O jornalista Inácio Pinheiro produziu em 2016, junto com um grupo de estudantes universitários, atualmente profissionais, o documentário “Piauiês nosso de cada dia” para tratar das expressões divertidas e cotidianas. Durante a produção a equipe lembrou o trabalho de Joaquim e os dois livros sobre o assunto. A obra então foi objeto de estudo do grupo e baseou esquetes do documentário que contou com entrevista do autor.
 
“O que é mais legal do trabalho do Joaquim Monteiro é que a obra dele é acessível. Não se trata de um texto denso, de uma leitura complexa. São charges, gravuras, caricaturas com histórias e expressões muito engraçadas. Tanto as pessoas do Piauí como as de fora entendem e se divertem. São poucos os trabalhos como o dele. É muito importante para valorização da nossa história, da nossa cultura, do nosso jeito de ser”, opina o jornalista Inácio Pinheiro
 
As expressões correspondem ao dia a dia de pessoas que residem na capital, no interior e também aqueles que moram fora do estado, mas mantêm a tradição. “Não existe (ou não deveria existir) preconceito, porque todo mundo se entende e se enxerga nesse modo de falar. São expressões típicas daqui que nos unem e nos fazem únicos. É a nossa identidade”, lembra Inácio.

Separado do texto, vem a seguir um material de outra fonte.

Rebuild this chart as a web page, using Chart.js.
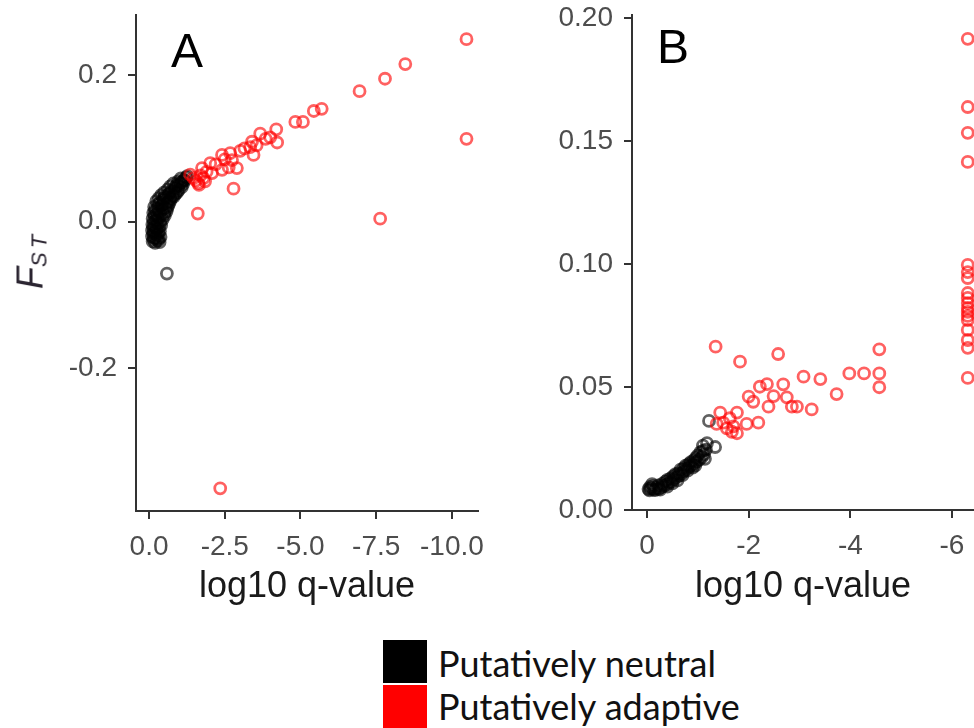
<!DOCTYPE html>
<html>
<head>
<meta charset="utf-8">
<script src="https://cdn.jsdelivr.net/npm/chart.js@4/dist/chart.umd.min.js"></script>
<style>
  body { margin: 0; width: 974px; height: 728px; overflow: hidden; position: relative; background: #fff; }
  canvas { position: absolute; top: 0; }
  .panel-tag { position: absolute; font: 48px/48px "Liberation Sans", Arial, sans-serif; color: #000; }
  .ylab {
    position: absolute; left: 35px; top: 260px; white-space: nowrap;
    transform: translate(-50%, -50%) rotate(-90deg);
    font: italic 36px/40px "Liberation Sans", Arial, sans-serif; color: #2a2430;
  }
  .ylab sub { font-size: 22px; letter-spacing: 4px; vertical-align: -4px; }
  .legend-row { position: absolute; left: 383px; height: 44px; font: 36px/44px Lato, sans-serif; color: #111; }
  .legend-row span.box { position: absolute; left: 0; width: 44px; height: 43px; }
  .legend-row span.txt { position: absolute; left: 55px; top: 0; white-space: nowrap; }
</style>
</head>
<body>
<canvas id="chartA" width="500" height="630" style="left:0"></canvas>
<canvas id="chartB" width="500" height="630" style="left:490px"></canvas>
<div class="panel-tag" style="left:171px; top:27px">A</div>
<div class="panel-tag" style="left:657px; top:23px">B</div>
<div class="ylab">F<sub>ST</sub></div>
<div class="legend-row" style="top:641px"><span class="box" style="top:-1px; background:#000"></span><span class="txt">Putatively neutral</span></div>
<div class="legend-row" style="top:684px"><span class="box" style="top:1px; background:#f00"></span><span class="txt">Putatively adaptive</span></div>
<script>
// Panel A: [log10 q-value, Fst]
const neutralA = [
  [-0.12, -0.027], [-0.20, -0.029], [-0.28, -0.026], [-0.35, -0.028],
  [-0.15, -0.024], [-0.24, -0.023], [-0.32, -0.024],
  [-0.10, -0.020], [-0.18, -0.022], [-0.27, -0.019], [-0.38, -0.021],
  [-0.14, -0.016], [-0.22, -0.017], [-0.31, -0.016],
  [-0.10, -0.012], [-0.17, -0.014], [-0.26, -0.011], [-0.36, -0.013],
  [-0.14, -0.008], [-0.23, -0.009], [-0.32, -0.008],
  [-0.11, -0.004], [-0.19, -0.006], [-0.29, -0.003], [-0.40, -0.005],
  [-0.16, 0.000], [-0.26, 0.001], [-0.37, -0.001],
  [-0.12, 0.004], [-0.22, 0.002], [-0.33, 0.005], [-0.45, 0.003],
  [-0.18, 0.008], [-0.28, 0.007], [-0.40, 0.009], [-0.52, 0.008],
  [-0.14, 0.012], [-0.24, 0.010], [-0.36, 0.013], [-0.50, 0.011], [-0.58, 0.014],
  [-0.20, 0.016], [-0.31, 0.015], [-0.45, 0.017], [-0.60, 0.018],
  [-0.17, 0.020], [-0.28, 0.018], [-0.40, 0.021], [-0.54, 0.019], [-0.64, 0.022],
  [-0.30, 0.024], [-0.44, 0.023], [-0.58, 0.025], [-0.68, 0.026],
  [-0.24, 0.028], [-0.36, 0.026], [-0.49, 0.029], [-0.62, 0.027], [-0.72, 0.030],
  [-0.32, 0.032], [-0.46, 0.031], [-0.58, 0.033], [-0.70, 0.032], [-0.82, 0.034],
  [-0.40, 0.036], [-0.52, 0.034], [-0.65, 0.037], [-0.78, 0.035], [-0.88, 0.038],
  [-0.50, 0.040], [-0.68, 0.039], [-0.82, 0.041], [-0.93, 0.040],
  [-0.62, 0.044], [-0.74, 0.042], [-0.86, 0.045], [-0.98, 0.043],
  [-0.70, 0.048], [-0.86, 0.047], [-0.98, 0.049], [-1.08, 0.047],
  [-0.80, 0.052], [-0.92, 0.050], [-1.04, 0.053], [-1.12, 0.051],
  [-0.96, 0.055], [-1.08, 0.054], [-1.18, 0.056],
  [-1.05, 0.059], [-1.15, 0.057], [-1.22, 0.060], [-1.26, 0.062],
  [-0.59, -0.071]
];
const adaptiveA = [
  [-10.48, 0.249], [-10.48, 0.113], [-8.46, 0.215], [-7.79, 0.195], [-6.95, 0.178],
  [-7.63, 0.004], [-5.70, 0.154], [-5.44, 0.151], [-5.08, 0.136], [-4.83, 0.136],
  [-4.20, 0.126], [-4.23, 0.108], [-4.00, 0.115], [-3.67, 0.120], [-3.40, 0.109],
  [-3.34, 0.1016], [-3.45, 0.091], [-3.01, 0.0966], [-2.68, 0.0935], [-2.41, 0.091],
  [-2.90, 0.073], [-2.63, 0.074], [-2.74, 0.084], [-2.41, 0.0707], [-2.02, 0.0798],
  [-2.08, 0.0662], [-1.75, 0.073], [-1.80, 0.0595], [-1.63, 0.0526], [-1.47, 0.0595],
  [-1.36, 0.064], [-1.55, 0.056], [-1.70, 0.063], [-1.90, 0.068], [-1.65, 0.050],
  [-1.85, 0.055], [-2.20, 0.078], [-2.50, 0.085], [-3.15, 0.100], [-3.55, 0.104],
  [-3.85, 0.113], [-2.79, 0.045], [-1.61, 0.011], [-2.35, -0.364]
];

// Panel B
const neutralB = [
  [-0.03, 0.0085], [-0.08, 0.0088], [-0.13, 0.0083], [-0.06, 0.0094], [-0.18, 0.0090],
  [-0.05, 0.0080], [-0.16, 0.0081], [-0.26, 0.0083], [-0.10, 0.0105], [-0.30, 0.0106],
  [-0.23, 0.0086], [-0.12, 0.0097], [-0.28, 0.0093], [-0.33, 0.0098], [-0.22, 0.0100],
  [-0.38, 0.0103], [-0.43, 0.0110], [-0.36, 0.0115], [-0.48, 0.0116], [-0.53, 0.0125],
  [-0.50, 0.0108], [-0.40, 0.0122], [-0.52, 0.0138], [-0.62, 0.0150],
  [-0.46, 0.0128], [-0.58, 0.0133], [-0.63, 0.0140], [-0.56, 0.0146], [-0.68, 0.0150],
  [-0.73, 0.0158], [-0.66, 0.0164], [-0.78, 0.0168], [-0.83, 0.0175], [-0.76, 0.0180],
  [-0.72, 0.0170], [-0.80, 0.0160], [-0.82, 0.0186], [-0.95, 0.0180],
  [-0.88, 0.0182], [-0.93, 0.0190], [-0.86, 0.0195], [-0.98, 0.0197], [-1.03, 0.0205],
  [-0.92, 0.0202], [-1.00, 0.0222], [-1.14, 0.0208], [-1.10, 0.0240],
  [-0.96, 0.0212], [-1.08, 0.0215], [-1.12, 0.0226], [-1.05, 0.0235], [-1.16, 0.0245],
  [-1.10, 0.0262], [-1.18, 0.0272], [-1.34, 0.0256], [-1.22, 0.0362], [-0.70, 0.0142],
  [-0.90, 0.0172], [-0.40, 0.0095], [-0.60, 0.0120]
];
const adaptiveB = [
  [-1.35, 0.0664], [-1.83, 0.0603], [-2.58, 0.0634], [-4.57, 0.0653], [-4.57, 0.0555],
  [-4.57, 0.0499], [-4.27, 0.0555], [-3.98, 0.0555], [-3.73, 0.0471], [-3.41, 0.0532],
  [-3.08, 0.0542], [-3.24, 0.0409], [-2.95, 0.0420], [-2.85, 0.0420], [-2.68, 0.0511],
  [-2.75, 0.0458], [-2.49, 0.0463], [-2.39, 0.0420], [-2.36, 0.0512], [-2.22, 0.0501],
  [-2.00, 0.0461], [-2.09, 0.0440], [-2.19, 0.0355], [-1.96, 0.0350], [-1.77, 0.0396],
  [-1.70, 0.0340], [-1.77, 0.0312], [-1.44, 0.0396], [-1.63, 0.0373], [-1.50, 0.0355],
  [-1.37, 0.0350], [-1.57, 0.0332], [-1.67, 0.0318],
  [-6.31, 0.1915], [-6.31, 0.1638], [-6.31, 0.1533], [-6.31, 0.1415], [-6.31, 0.0996],
  [-6.31, 0.0967], [-6.31, 0.0943], [-6.31, 0.0882], [-6.31, 0.0862], [-6.31, 0.0841],
  [-6.31, 0.0821], [-6.31, 0.0805], [-6.31, 0.0789], [-6.31, 0.0772], [-6.31, 0.0732],
  [-6.31, 0.0691], [-6.31, 0.0659], [-6.31, 0.0537]
];

// Tick positions and labels
const ticksAx = [0, -2.5, -5, -7.5, -10];
const labelsAx = ['0.0', '-2.5', '-5.0', '-7.5', '-10.0'];
const ticksAy = [-0.2, 0, 0.2];
const labelsAy = ['-0.2', '0.0', '0.2'];
const ticksBx = [0, -2, -4, -6];
const labelsBx = ['0', '-2', '-4', '-6'];
const ticksBy = [0, 0.05, 0.1, 0.15, 0.2];
const labelsBy = ['0.00', '0.05', '0.10', '0.15', '0.20'];

const tickFont = { family: '"Liberation Sans", Arial, sans-serif', size: 28 };
const titleFont = { family: '"Liberation Sans", Arial, sans-serif', size: 36 };

function toPoints(arr) {
  return arr.map(([x, y]) => ({ x, y }));
}

function axis(opts) {
  return {
    type: 'linear',
    reverse: opts.reverse || false,
    min: opts.min,
    max: opts.max,
    afterBuildTicks: s => { s.ticks = opts.ticks.map(v => ({ value: v })); },
    afterFit: s => {
      if (opts.width) s.width = opts.width;
      if (opts.height) s.height = opts.height;
      // fixed plot box: no extra room for overhanging labels
      s.paddingTop = s.paddingBottom = s.paddingLeft = s.paddingRight = 0;
    },
    ticks: {
      font: tickFont,
      color: '#4d4d4d',
      padding: opts.pad,
      maxRotation: 0,
      autoSkip: false,
      callback: (v, i) => opts.labels[opts.ticks.indexOf(v)] ?? opts.labels[i]
    },
    grid: { drawOnChartArea: false, tickLength: 8, color: '#333', lineWidth: 2 },
    border: { display: true, color: '#333', width: 2 },
    title: opts.title
      ? { display: true, text: opts.title, font: titleFont, color: '#1a1a1a', padding: { top: 0, bottom: 21 } }
      : { display: false }
  };
}

function makeChart(id, neutral, adaptive, pad, xOpts, yOpts) {
  return new Chart(document.getElementById(id), {
    type: 'scatter',
    data: {
      datasets: [
        {
          label: 'Putatively adaptive',
          data: toPoints(adaptive),
          pointBorderColor: 'rgba(255,0,0,0.62)',
          pointBackgroundColor: 'rgba(0,0,0,0)',
          pointRadius: 5.5,
          pointBorderWidth: 2.8
        },
        {
          label: 'Putatively neutral',
          data: toPoints(neutral),
          pointBorderColor: 'rgba(0,0,0,0.62)',
          pointBackgroundColor: 'rgba(0,0,0,0)',
          pointRadius: 5.5,
          pointBorderWidth: 2.8
        }
      ]
    },
    options: {
      responsive: false,
      animation: false,
      devicePixelRatio: 1,
      layout: { padding: pad },
      plugins: { legend: { display: false }, tooltip: { enabled: false } },
      scales: { x: axis(xOpts), y: axis(yOpts) }
    }
  });
}

makeChart('chartA', neutralA, adaptiveA, { top: 15, right: 22, left: 0, bottom: 0 },
  { reverse: true, min: -10.86, max: 0.43, ticks: ticksAx, labels: labelsAx, height: 119, pad: 11, title: 'log10 q-value' },
  { min: -0.395, max: 0.282, ticks: ticksAy, labels: labelsAy, width: 136, pad: 11 });

makeChart('chartB', neutralB, adaptiveB, { top: 15, right: 16, left: 0, bottom: 0 },
  { reverse: true, min: -6.433, max: 0.295, ticks: ticksBx, labels: labelsBx, height: 120, pad: 11, title: 'log10 q-value' },
  { min: 0, max: 0.2012, ticks: ticksBy, labels: labelsBy, width: 142, pad: 11 });
</script>
</body>
</html>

 Esse reconhecimento é considerado por Joaquim uma das suas maiores emoções como artista. “A grande satisfação do artista é ver a reação do público ante sua obra. Para mim, a maior surpresa mesmo foi ver a repercussão dos cartuns sobre piauiês e dos meus dois livros”. Ele utiliza as redes sociais Facebook e Instagram para divulgar os trabalhos e fala das dificuldades no mercado local para quem deseja viver de arte. “O artista piauiense para viver de arte tem que olhar para fora, fazer o máximo para que sua arte chegue aos grandes centros, e lá disputar corpo a corpo, com meio mundo de gente. Mas é fundamental participar de exposições fora do estado”.
 
Joaquim Monteiro declara um amadurecimento na sua arte e fala sobre o conceito de politicamente correto. “Acho que nos últimos 10 anos minha arte passou por um processo de amadurecimento e de responsabilidade social. Hoje sou mais consciente, mais maduro. Minha arte tem um caráter de classe. Sou mais politizado e atento com as demandas das minorias oprimidas. Não chamo de “politicamente correto” porque não gosto de me apossar de expressões cunhadas pelos inimigos para depreciar, digo uma arte classista e engajada politicamente contra as opressões”.
 
O piauiense procura escrever, desenhar e viver a arte em todos os âmbitos da vida e sobre a possibilidade de parar, Joaquim é rápido em dizer: “É possível parar de respirar e continuar vivendo? Ou de bombear o sangue e permanecer de pé?”. As respostas através de questionamentos já indicam que essa peleja (em piauiês podemos considerar como trabalho, tarefa árdua) deve continuar.
 
*Ordem ideológica, econômica, política e legal que constitui uma sociedade ou um Estado.